Today we honor jazz legends like Miles Davis, John Coltrane, Thelonious Monk, and Nina Simone as genius — but in their time, they suffered the horrors and indignities of racism and segregation alongside the entire Black community. “When Jim discovered photography, he wanted to use it as a tool to shine a light on people and issues that were not receiving the attention they deserved,” Amelia Davis says. “Jim had a natural ability to open people’s eyes to what he was feeling and it’s important for photographers to understand that you have that power.”
One Piece at A Time
Although Jim Marshall had an adversarial nature, the moment he picked up a camera, he became a staunch ally. Whether photographing Jimi Hendrix, Janis Joplin, or Jim Morrison — the founding members of the 27 Club — Marshall understood the fundamental humanity beneath the breathtaking talent and dizzying fame. In Marshall’s photographs we don’t just see artists or celebrities, we see people with their guard down, open and unafraid.
“They exposed themselves to Jim. They showed their vulnerability and allowed him to photograph it — and that is so rare,” says Amelia Davis. “Jim could be very chameleon-like depending on the persons he was with, and he would mirror them so that they were at ease. If he was with a country musician like Kris Kristofferson or Greg Allman, Jim could sit on the back porch, drink beers, and shoot guns. He became a part of their world and could relate to them on a personal level, and that was such an intimate way to connect no matter their background.”
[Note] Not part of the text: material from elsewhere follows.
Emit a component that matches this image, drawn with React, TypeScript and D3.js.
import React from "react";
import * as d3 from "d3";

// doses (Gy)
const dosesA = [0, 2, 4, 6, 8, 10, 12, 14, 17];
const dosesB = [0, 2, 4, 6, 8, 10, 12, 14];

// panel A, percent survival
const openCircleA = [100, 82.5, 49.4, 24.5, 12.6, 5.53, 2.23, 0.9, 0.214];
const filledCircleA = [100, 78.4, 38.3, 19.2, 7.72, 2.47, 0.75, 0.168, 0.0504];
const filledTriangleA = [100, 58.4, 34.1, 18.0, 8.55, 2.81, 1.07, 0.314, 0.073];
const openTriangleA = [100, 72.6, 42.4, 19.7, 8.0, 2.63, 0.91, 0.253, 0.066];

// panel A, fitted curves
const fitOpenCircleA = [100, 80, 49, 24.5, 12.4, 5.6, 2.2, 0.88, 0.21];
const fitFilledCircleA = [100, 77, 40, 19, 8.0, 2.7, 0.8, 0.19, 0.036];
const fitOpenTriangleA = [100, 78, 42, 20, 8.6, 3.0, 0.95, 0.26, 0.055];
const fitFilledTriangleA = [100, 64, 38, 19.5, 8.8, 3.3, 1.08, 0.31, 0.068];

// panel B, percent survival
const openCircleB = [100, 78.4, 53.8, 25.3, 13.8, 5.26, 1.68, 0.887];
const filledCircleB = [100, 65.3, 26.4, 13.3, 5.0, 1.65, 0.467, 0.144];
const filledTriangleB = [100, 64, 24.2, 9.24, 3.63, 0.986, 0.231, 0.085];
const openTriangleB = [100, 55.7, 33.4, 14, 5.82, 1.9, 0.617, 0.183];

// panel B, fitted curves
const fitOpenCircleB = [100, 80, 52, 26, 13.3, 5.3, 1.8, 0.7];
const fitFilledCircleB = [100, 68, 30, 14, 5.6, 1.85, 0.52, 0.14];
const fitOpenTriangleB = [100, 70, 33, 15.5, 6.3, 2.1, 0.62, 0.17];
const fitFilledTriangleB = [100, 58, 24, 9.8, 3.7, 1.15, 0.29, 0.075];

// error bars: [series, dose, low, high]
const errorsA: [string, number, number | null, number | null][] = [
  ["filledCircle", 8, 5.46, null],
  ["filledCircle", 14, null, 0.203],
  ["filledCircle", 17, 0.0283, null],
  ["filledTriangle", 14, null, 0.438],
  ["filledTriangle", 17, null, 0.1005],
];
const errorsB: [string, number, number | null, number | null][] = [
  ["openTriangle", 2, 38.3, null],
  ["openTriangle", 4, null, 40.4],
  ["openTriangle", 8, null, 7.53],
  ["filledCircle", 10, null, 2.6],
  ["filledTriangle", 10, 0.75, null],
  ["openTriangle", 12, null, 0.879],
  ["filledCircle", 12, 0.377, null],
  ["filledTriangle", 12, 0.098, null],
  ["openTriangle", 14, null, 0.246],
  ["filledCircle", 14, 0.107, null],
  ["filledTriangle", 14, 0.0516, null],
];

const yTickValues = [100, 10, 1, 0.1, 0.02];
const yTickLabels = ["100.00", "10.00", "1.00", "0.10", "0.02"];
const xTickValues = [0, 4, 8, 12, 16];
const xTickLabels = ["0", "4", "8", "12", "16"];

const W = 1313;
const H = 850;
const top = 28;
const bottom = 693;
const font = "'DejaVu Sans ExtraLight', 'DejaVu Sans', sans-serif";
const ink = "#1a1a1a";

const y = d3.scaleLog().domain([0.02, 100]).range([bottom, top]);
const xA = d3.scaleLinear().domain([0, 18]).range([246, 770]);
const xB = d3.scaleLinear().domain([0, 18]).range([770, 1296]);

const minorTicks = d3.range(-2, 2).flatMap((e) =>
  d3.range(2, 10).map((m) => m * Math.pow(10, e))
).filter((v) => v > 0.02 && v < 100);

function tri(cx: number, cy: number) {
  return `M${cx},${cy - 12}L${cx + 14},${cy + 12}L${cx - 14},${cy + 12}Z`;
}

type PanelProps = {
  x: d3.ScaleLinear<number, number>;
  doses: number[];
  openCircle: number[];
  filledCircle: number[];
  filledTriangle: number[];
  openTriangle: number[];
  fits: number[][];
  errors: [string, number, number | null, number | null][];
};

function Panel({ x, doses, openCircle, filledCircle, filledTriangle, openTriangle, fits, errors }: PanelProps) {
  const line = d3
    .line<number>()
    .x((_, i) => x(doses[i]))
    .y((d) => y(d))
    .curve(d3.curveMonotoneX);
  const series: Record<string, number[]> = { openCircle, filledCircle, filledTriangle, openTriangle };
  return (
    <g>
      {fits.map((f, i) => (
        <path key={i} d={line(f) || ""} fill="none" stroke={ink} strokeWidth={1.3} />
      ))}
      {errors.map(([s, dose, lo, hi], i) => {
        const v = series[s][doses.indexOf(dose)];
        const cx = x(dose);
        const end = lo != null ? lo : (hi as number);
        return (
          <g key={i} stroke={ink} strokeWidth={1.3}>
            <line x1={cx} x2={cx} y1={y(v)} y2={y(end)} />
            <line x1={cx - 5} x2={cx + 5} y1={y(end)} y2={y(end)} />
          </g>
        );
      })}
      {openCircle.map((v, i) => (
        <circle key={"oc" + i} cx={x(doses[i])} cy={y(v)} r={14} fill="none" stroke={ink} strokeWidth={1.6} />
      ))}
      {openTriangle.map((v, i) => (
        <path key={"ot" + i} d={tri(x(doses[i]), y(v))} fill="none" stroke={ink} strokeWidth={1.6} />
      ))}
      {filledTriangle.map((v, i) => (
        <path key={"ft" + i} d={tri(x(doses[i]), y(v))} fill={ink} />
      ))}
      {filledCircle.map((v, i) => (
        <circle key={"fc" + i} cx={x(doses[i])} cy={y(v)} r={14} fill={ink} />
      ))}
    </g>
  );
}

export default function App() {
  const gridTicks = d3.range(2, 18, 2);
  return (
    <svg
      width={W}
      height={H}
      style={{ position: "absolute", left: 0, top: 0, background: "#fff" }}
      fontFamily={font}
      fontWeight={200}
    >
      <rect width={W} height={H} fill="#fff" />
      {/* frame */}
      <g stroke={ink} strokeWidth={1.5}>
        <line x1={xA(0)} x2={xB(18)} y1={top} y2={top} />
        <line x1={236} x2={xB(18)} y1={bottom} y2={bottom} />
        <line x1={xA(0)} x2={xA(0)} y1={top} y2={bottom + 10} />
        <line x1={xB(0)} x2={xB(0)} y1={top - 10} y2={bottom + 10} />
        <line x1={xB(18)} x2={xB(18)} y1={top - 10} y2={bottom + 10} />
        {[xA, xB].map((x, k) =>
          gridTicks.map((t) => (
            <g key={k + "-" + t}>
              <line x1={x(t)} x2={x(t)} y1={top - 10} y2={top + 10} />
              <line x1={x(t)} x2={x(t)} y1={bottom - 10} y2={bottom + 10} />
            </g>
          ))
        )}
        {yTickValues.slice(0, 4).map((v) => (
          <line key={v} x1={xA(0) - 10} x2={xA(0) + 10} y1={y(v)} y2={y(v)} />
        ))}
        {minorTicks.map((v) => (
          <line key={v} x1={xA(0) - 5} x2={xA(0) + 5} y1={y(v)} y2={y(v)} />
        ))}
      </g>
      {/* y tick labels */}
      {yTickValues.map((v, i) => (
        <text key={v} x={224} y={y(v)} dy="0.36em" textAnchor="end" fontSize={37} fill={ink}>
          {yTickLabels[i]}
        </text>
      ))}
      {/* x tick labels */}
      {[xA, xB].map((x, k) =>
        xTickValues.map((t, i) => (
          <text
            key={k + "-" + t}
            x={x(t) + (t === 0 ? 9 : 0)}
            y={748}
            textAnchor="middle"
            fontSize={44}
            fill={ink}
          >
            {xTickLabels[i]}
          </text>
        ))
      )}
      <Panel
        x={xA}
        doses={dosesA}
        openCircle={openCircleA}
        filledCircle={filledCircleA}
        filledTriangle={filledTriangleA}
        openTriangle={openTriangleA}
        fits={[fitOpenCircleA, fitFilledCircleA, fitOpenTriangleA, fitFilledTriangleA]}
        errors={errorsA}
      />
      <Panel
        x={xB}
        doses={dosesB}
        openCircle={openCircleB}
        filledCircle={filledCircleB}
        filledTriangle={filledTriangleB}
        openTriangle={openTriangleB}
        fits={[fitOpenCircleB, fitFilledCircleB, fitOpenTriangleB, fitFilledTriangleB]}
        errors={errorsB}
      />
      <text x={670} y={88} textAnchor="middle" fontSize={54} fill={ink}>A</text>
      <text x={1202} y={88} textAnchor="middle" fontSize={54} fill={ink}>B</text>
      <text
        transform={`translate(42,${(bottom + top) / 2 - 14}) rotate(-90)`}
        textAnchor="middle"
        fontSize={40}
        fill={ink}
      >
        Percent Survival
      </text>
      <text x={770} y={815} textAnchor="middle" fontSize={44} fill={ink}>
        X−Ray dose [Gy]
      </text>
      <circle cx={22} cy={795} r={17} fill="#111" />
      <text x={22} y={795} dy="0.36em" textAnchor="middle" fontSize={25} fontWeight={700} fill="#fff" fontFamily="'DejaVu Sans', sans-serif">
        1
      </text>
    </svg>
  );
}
Davis, who just returned from traveling the country for a series of film premieres, observes how closely audiences connected with Marshall, who is featured at length speaking candidly in archival footage. “I think what draws people to Jim is that he was so real,” says Davis. “He just put it out there like, ‘This is who I am. You either like me or you don’t. I don’t give a fuck.’ His personality resonates and it comes out in his photographs. He’s showing you what he felt.”
I Walk the Line
Throughout his life, Jim Marshall took up for the underdog because he understood what it felt like to be underestimated and always forced to prove your worth. Most people know him as a rock and roll photographer, but as Show Me the Picture demonstrates, he was so much more than that. Marshall was complicated and conflicted, desperate for love while pushing people away. He was aggressive and alienating, yet deeply respectful and reverential when in the presence of those who stood in truth.
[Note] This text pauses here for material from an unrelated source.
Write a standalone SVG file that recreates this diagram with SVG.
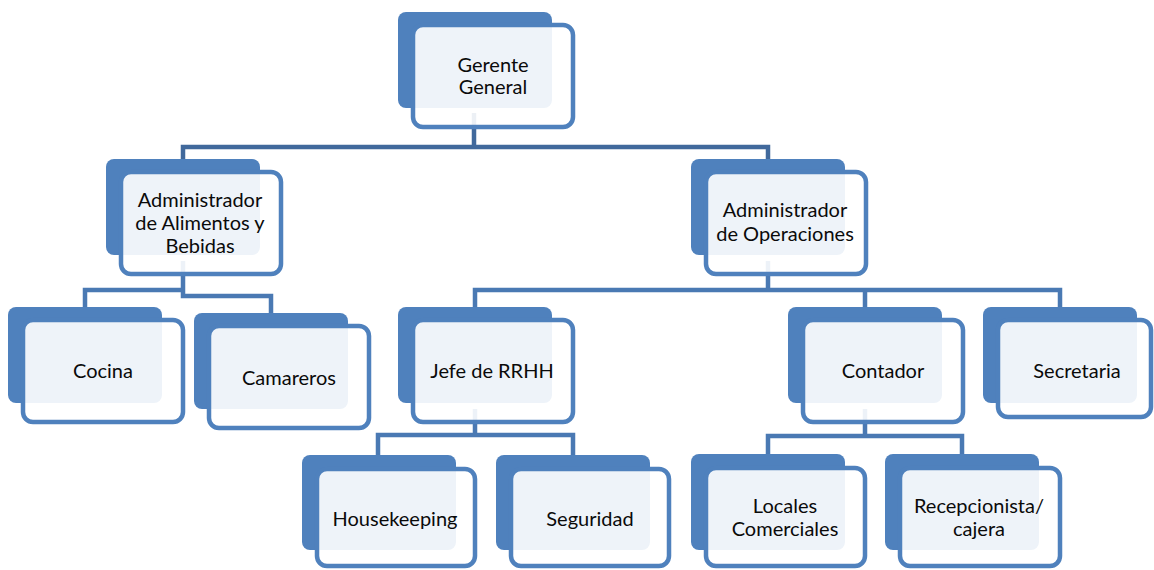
<svg xmlns="http://www.w3.org/2000/svg" width="1154" height="570" viewBox="0 0 1154 570">
<defs>
<style>
.bk{fill:#4f81bd}
.fr{fill:#ffffff;fill-opacity:0.9;stroke:#4f81bd;stroke-width:4.5}
.c1{fill:none;stroke:#41699c;stroke-width:4.5}
.c2{fill:none;stroke:#4a79b3;stroke-width:4.5}
text{font-family:Lato,"Open Sans","Liberation Sans",sans-serif;font-size:20px;fill:#0a0a0a;text-anchor:middle}
</style>
</defs>
<rect width="1154" height="570" fill="#fff"/>
<g id="connectors">
<path class="c1" d="M474,113 V147 H183 V159 M474,147 H768 V159"/>
<path class="c2" d="M183,261 V290 H85 V307 M183,290 V296 H271 V313"/>
<path class="c2" d="M768,261 V290 H475 V307 M768,290 H1060 V307 M865,290 V307"/>
<path class="c2" d="M475,409 V435 H378 V455 M475,435 H573 V455"/>
<path class="c2" d="M865,409 V436 H768 V454 M865,436 H962 V454"/>
</g>
<g id="gerente">
<rect class="bk" x="398" y="12" width="154" height="96" rx="8"/>
<rect class="fr" x="413" y="25" width="160" height="102" rx="10"/>
<text x="493" y="72">Gerente</text><text x="493" y="94">General</text>
</g>
<g id="admin-ab">
<rect class="bk" x="106" y="159" width="154" height="96" rx="8"/>
<rect class="fr" x="121" y="172" width="160" height="102" rx="10"/>
<text x="200" y="207">Administrador</text><text x="200" y="230">de Alimentos y</text><text x="200" y="253">Bebidas</text>
</g>
<g id="admin-ops">
<rect class="bk" x="691" y="159" width="154" height="96" rx="8"/>
<rect class="fr" x="706" y="172" width="160" height="102" rx="10"/>
<text x="785" y="217">Administrador</text><text x="785" y="241">de Operaciones</text>
</g>
<g id="cocina">
<rect class="bk" x="8" y="307" width="154" height="96" rx="8"/>
<rect class="fr" x="23" y="320" width="160" height="102" rx="10"/>
<text x="103" y="378">Cocina</text>
</g>
<g id="camareros">
<rect class="bk" x="194" y="313" width="154" height="96" rx="8"/>
<rect class="fr" x="209" y="326" width="160" height="102" rx="10"/>
<text x="289" y="385">Camareros</text>
</g>
<g id="jefe-rrhh">
<rect class="bk" x="398" y="307" width="154" height="96" rx="8"/>
<rect class="fr" x="413" y="320" width="160" height="102" rx="10"/>
<text x="492" y="378">Jefe de RRHH</text>
</g>
<g id="contador">
<rect class="bk" x="788" y="307" width="154" height="96" rx="8"/>
<rect class="fr" x="803" y="320" width="160" height="102" rx="10"/>
<text x="883" y="378">Contador</text>
</g>
<g id="secretaria">
<rect class="bk" x="983" y="307" width="154" height="96" rx="8"/>
<rect class="fr" x="998" y="320" width="153" height="97" rx="10"/>
<text x="1077" y="378">Secretaria</text>
</g>
<g id="housekeeping">
<rect class="bk" x="302" y="455" width="154" height="95" rx="8"/>
<rect class="fr" x="317" y="469" width="158" height="97" rx="10"/>
<text x="395" y="526">Housekeeping</text>
</g>
<g id="seguridad">
<rect class="bk" x="496" y="455" width="154" height="95" rx="8"/>
<rect class="fr" x="511" y="469" width="158" height="97" rx="10"/>
<text x="590" y="526">Seguridad</text>
</g>
<g id="locales">
<rect class="bk" x="691" y="454" width="154" height="96" rx="8"/>
<rect class="fr" x="706" y="468" width="159" height="98" rx="10"/>
<text x="785" y="513">Locales</text><text x="785" y="536">Comerciales</text>
</g>
<g id="recepcionista">
<rect class="bk" x="885" y="454" width="154" height="96" rx="8"/>
<rect class="fr" x="900" y="468" width="160" height="98" rx="10"/>
<text x="979" y="513">Recepcionista/</text><text x="979" y="536">cajera</text>
</g>
</svg>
It’s a principle Amelia Davis understood, one that gave her the power and presence of mind to tough it out with Marshall during the last 13 years of his life. “I saw that he had this body of work and I didn’t want to get lost,” she says. “I wanted it to be shared with the world and that’s why I stayed. We developed an incredible bond and he allowed himself to be vulnerable around me knowing I wouldn’t hurt him and I wouldn’t leave. I don’t think he had experienced that before.”
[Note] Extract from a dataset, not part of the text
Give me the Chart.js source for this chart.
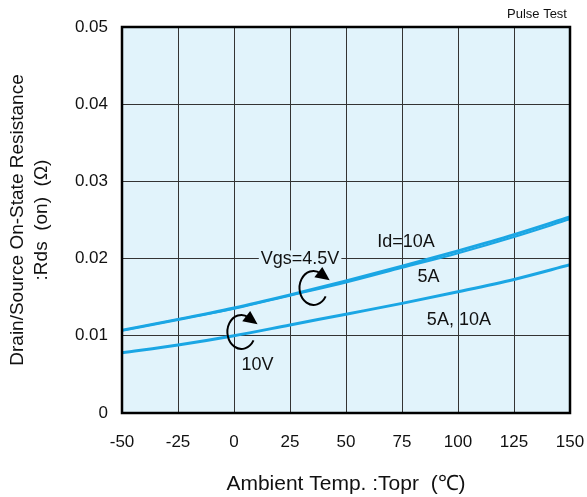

After Marshall’s death, Davis inherited his estate and has spent the past decade on a mission to bring his work into the public eye. As editor of Jim Marshall: Show Me the Picture – Images and Stories from a Photography Legend, Davis crafted a masterful journey through Marshall’s expansive archive that could only be done by an insider who knows that we cannot separate the message from the messenger. What makes Marshall’s work so remarkable is Marshall himself, a man who in so many ways embodied the schism at the very heart of America’s Culture Wars, which began in the 1960s when these photographs were made.